In Sicily, this dish would be served with a vegetable like artichokes or sautéed greens, probably after a simple pasta. For a one-course meal, I like serving the chicken with plain couscous, which is not at all traditional (in Sicily, couscous is usually only served with a fish stew).
Pat the chicken pieces dry, season them with salt and pepper, and dredge them lightly in the flour, tapping off any excess. Heat a-large sauté pan fitted with a lid over medium-high heat and add the 1/3 cup olive oil. When the oil is hot, add the chicken pieces (in batches, if necessary), browning them very well on both sides. When browned, remove the chicken from the pan and set aside. Pour off all but about 3 Tbs. of the fat from the pan.
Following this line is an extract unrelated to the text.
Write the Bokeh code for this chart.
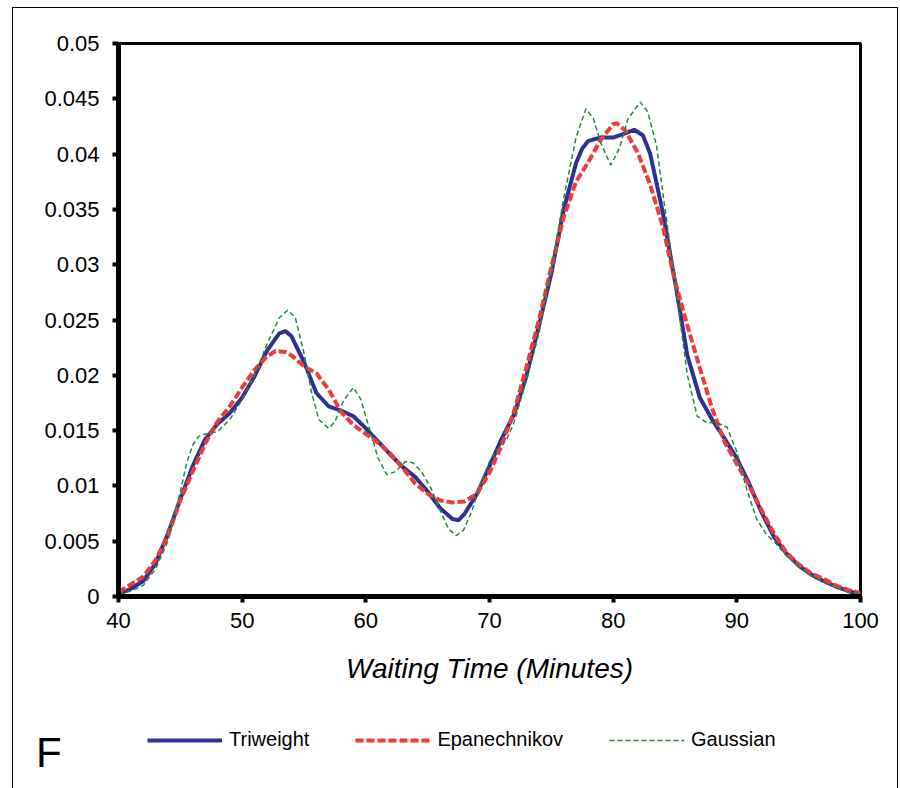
from bokeh.plotting import figure
from bokeh.layouts import column, row
from bokeh.models import Range1d, FixedTicker, Legend, LegendItem, Div
from bokeh.embed import file_html
from bokeh.resources import INLINE

# ---- data ----
tri_x = [40, 41, 42, 43, 44, 45, 46, 47, 48, 49, 50, 51, 52, 53, 53.5, 54, 55, 56, 57, 58, 59, 60,
         61, 62, 63, 64, 65, 66, 67, 67.5, 68, 69, 70, 71, 72, 73, 74, 75, 76, 77, 77.5, 78, 79, 80,
         81, 81.7, 82.4, 83, 84, 85, 86, 87, 88, 89, 90, 91, 92, 93, 94, 95, 96, 97, 98, 99, 100]
tri_y = [0.0002, 0.0007, 0.0014, 0.0030, 0.0057, 0.0088, 0.0118, 0.0142, 0.0156, 0.0166, 0.0180,
         0.0199, 0.0222, 0.0238, 0.0240, 0.0235, 0.0212, 0.0184, 0.0172, 0.0168, 0.0163, 0.0152,
         0.0140, 0.0128, 0.0117, 0.0108, 0.0095, 0.0080, 0.0070, 0.0069, 0.0075, 0.0093, 0.0118,
         0.0143, 0.0165, 0.0200, 0.0245, 0.0292, 0.0350, 0.0392, 0.0405, 0.0412, 0.0415, 0.0415,
         0.0419, 0.0422, 0.0417, 0.0400, 0.0348, 0.0285, 0.0218, 0.0180, 0.0160, 0.0143, 0.0125,
         0.0102, 0.0076, 0.0054, 0.0039, 0.0028, 0.0020, 0.0014, 0.0009, 0.0005, 0.0002]

epa_x = [40, 41, 42, 43, 44, 45, 46, 47, 48, 49, 50, 51, 52, 52.7, 53.5, 54, 55, 56, 57, 58, 59, 60,
         61, 62, 63, 64, 65, 66, 67, 68, 69, 70, 71, 72, 73, 74, 75, 76, 77, 78, 79, 80, 80.3, 81, 82,
         83, 84, 85, 86, 87, 88, 89, 90, 91, 92, 93, 94, 95, 96, 97, 98, 99, 100]
epa_y = [0.0004, 0.0011, 0.0018, 0.0033, 0.0055, 0.0087, 0.0113, 0.0138, 0.0158, 0.0172, 0.0189,
         0.0205, 0.0217, 0.0222, 0.0221, 0.0218, 0.0208, 0.0202, 0.0187, 0.0167, 0.0155, 0.0147,
         0.0139, 0.0129, 0.0116, 0.0102, 0.0093, 0.0087, 0.0085, 0.0086, 0.0093, 0.0112, 0.0137,
         0.0168, 0.0208, 0.0250, 0.0298, 0.0343, 0.0375, 0.0393, 0.0413, 0.0427, 0.0428, 0.0421,
         0.0401, 0.0372, 0.0335, 0.0285, 0.0245, 0.0207, 0.0170, 0.0140, 0.0120, 0.0100, 0.0078,
         0.0057, 0.0040, 0.0029, 0.0021, 0.0016, 0.0010, 0.0006, 0.0003]

gau_x = [40, 41, 42, 43, 44, 45, 45.5, 46, 46.5, 47, 48, 49, 50, 51, 52, 53, 53.7, 54.3, 55, 55.6,
         56.2, 57, 57.5, 58.2, 59, 59.6, 60.2, 61, 61.7, 62.4, 63.2, 63.8, 64.5, 65.3, 66, 66.7,
         67.3, 67.9, 68.6, 69.3, 70, 70.7, 71.4, 72, 73, 74, 75, 76, 77, 77.8, 78.4, 79, 79.8, 80.5,
         81.2, 82.2, 82.8, 83.5, 84.2, 85, 86, 86.8, 87.6, 88.4, 89.2, 90, 90.8, 91.6, 92.4, 93, 94,
         95, 96, 97, 98, 99, 100]
gau_y = [0.0002, 0.0005, 0.0010, 0.0025, 0.0050, 0.0095, 0.0120, 0.0137, 0.0145, 0.0147, 0.0149,
         0.0160, 0.0178, 0.0200, 0.0228, 0.0252, 0.0259, 0.0252, 0.0220, 0.0185, 0.0160, 0.0152,
         0.0158, 0.0177, 0.0189, 0.0178, 0.0155, 0.0125, 0.0110, 0.0113, 0.0122, 0.0121, 0.0113,
         0.0097, 0.0078, 0.0061, 0.0055, 0.0060, 0.0078, 0.0103, 0.0122, 0.0134, 0.0142, 0.0158,
         0.0196, 0.0238, 0.0296, 0.0360, 0.0415, 0.0441, 0.0432, 0.0410, 0.0390, 0.0405, 0.0432,
         0.0447, 0.0438, 0.0408, 0.0350, 0.0285, 0.0200, 0.0163, 0.0157, 0.0157, 0.0153, 0.0131,
         0.0097, 0.0070, 0.0056, 0.0050, 0.0037, 0.0027, 0.0019, 0.0013, 0.0008, 0.0004, 0.0002]

series_names = ["Triweight", "Epanechnikov", "Gaussian"]
series_colors = ["#2E3192", "#F03A3A", "#1E8B3A"]
xticks = [40, 50, 60, 70, 80, 90, 100]
yticks = [0, 0.005, 0.01, 0.015, 0.02, 0.025, 0.03, 0.035, 0.04, 0.045, 0.05]
ytick_labels = ["0", "0.005", "0.01", "0.015", "0.02", "0.025", "0.03", "0.035", "0.04", "0.045", "0.05"]
x_label = "Waiting Time (Minutes)"
panel_letter = "F"

FONT = "Liberation Sans"
W = 884
STYLES = [dict(line_width=4), dict(line_width=4, line_dash="8 3"), dict(line_width=1.5, line_dash="5 3")]
SERIES = [(tri_x, tri_y), (epa_x, epa_y), (gau_x, gau_y)]

# ---------- main chart ----------
p = figure(width=W, height=700, output_backend="svg", toolbar_location=None,
           x_range=Range1d(40, 100), y_range=Range1d(0, 0.05),
           min_border_left=105, min_border_right=37, min_border_top=35, min_border_bottom=112,
           background_fill_color="white", border_fill_color="white")
p.xgrid.visible = False
p.ygrid.visible = False
p.outline_line_color = "black"
p.outline_line_width = 3

for ax in (p.xaxis[0], p.yaxis[0]):
    ax.axis_line_width = 5
    ax.axis_line_color = "black"
    ax.major_tick_line_width = 4
    ax.major_tick_out = 6
    ax.major_tick_in = 0
    ax.minor_tick_line_color = None
    ax.major_label_text_font = FONT
    ax.major_label_text_font_size = "22px"
    ax.major_label_text_color = "black"

p.xaxis.ticker = FixedTicker(ticks=xticks)
p.yaxis.ticker = FixedTicker(ticks=yticks)
p.yaxis.major_label_overrides = {t: l for t, l in zip(yticks, ytick_labels)}
p.yaxis.major_label_standoff = 13
p.xaxis.major_label_standoff = 10
p.xaxis.axis_label = x_label
p.xaxis.axis_label_text_font = FONT
p.xaxis.axis_label_text_font_style = "italic"
p.xaxis.axis_label_text_font_size = "28px"
p.xaxis.axis_label_text_color = "black"
p.xaxis.axis_label_standoff = 22

for (xs, ys), c, s in zip(SERIES, series_colors, STYLES):
    p.line(xs, ys, line_color=c, **s)

# ---------- legend strip ----------
H2 = 80
LEFT = 105
q = figure(width=W - LEFT, height=H2, output_backend="svg", toolbar_location=None,
           x_range=Range1d(0, 1), y_range=Range1d(0, 1),
           x_axis_type=None, y_axis_type=None,
           min_border=0, min_border_left=0, min_border_right=0, min_border_top=0, min_border_bottom=0,
           background_fill_color="white", border_fill_color="white", outline_line_color=None)
q.xgrid.visible = False
q.ygrid.visible = False
# legend renderers carry the series but are hidden in this strip
hidden = [q.line(xs, ys, line_color=c, visible=False, **s)
          for (xs, ys), c, s in zip(SERIES, series_colors, STYLES)]

legend = Legend(items=[LegendItem(label=n, renderers=[r]) for n, r in zip(series_names, hidden)],
                location=(29, 37), orientation="horizontal",
                border_line_color=None, background_fill_alpha=0,
                inactive_fill_alpha=0, inactive_fill_color=None,
                padding=0, margin=0, spacing=46, label_standoff=7,
                glyph_width=75, glyph_height=20, label_height=20,
                label_text_font=FONT, label_text_font_size="20px", label_text_color="black")
q.add_layout(legend)

letter = Div(text=f'<div style="padding:24px 0 0 23px; font-family:\'{FONT}\'; font-size:42px; '
                  f'line-height:42px; color:black;">{panel_letter}</div>',
             width=LEFT, height=H2, margin=0)

strip = row(letter, q, spacing=0, margin=0)

layout = column(p, strip, spacing=0, margin=(7, 0, 0, 12),
                styles={"border-top": "1px solid black", "border-left": "1px solid black",
                        "border-right": "1px solid black"})

open("out.html", "w").write(file_html(layout, INLINE))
Turn the heat to medium low and add the onion, celery, and carrot. Sauté until they’re soft and fragrant, about 6 or 7 minutes. Add the sugar and vinegar to the pan and let it bubble for about 1 minute. Return the chicken pieces to the pan and turn them over in the vegetables once or twice to coat them. Increase the heat to medium and add the wine, letting it boil until almost evaporated. Add the chicken stock and bay leaf, cover the pan, and simmer on low heat until the chicken is just about tender, 30 to 35 minutes, turning the pieces once or twice during cooking. Add the raisins, pine nuts, and capers and simmer to blend the flavors, about 5 minutes. longer. The sauce should be reduced and thickened but still pourable. If it looks too dry, add a splash of chicken stock or water. Taste for seasoning. It should have a nice balance between sweet and sour but not be too aggressive. Add more salt, pepper, a splash of vinegar, or a pinch of sugar to balance the flavors.
Arrange the chicken on a large serving platter. To the pan, add a drizzle off your best-extra-virgin olive oil and the chopped mint and mix it into the sauce. Pour the sauce over the chicken and garnish with the mint-sprigs.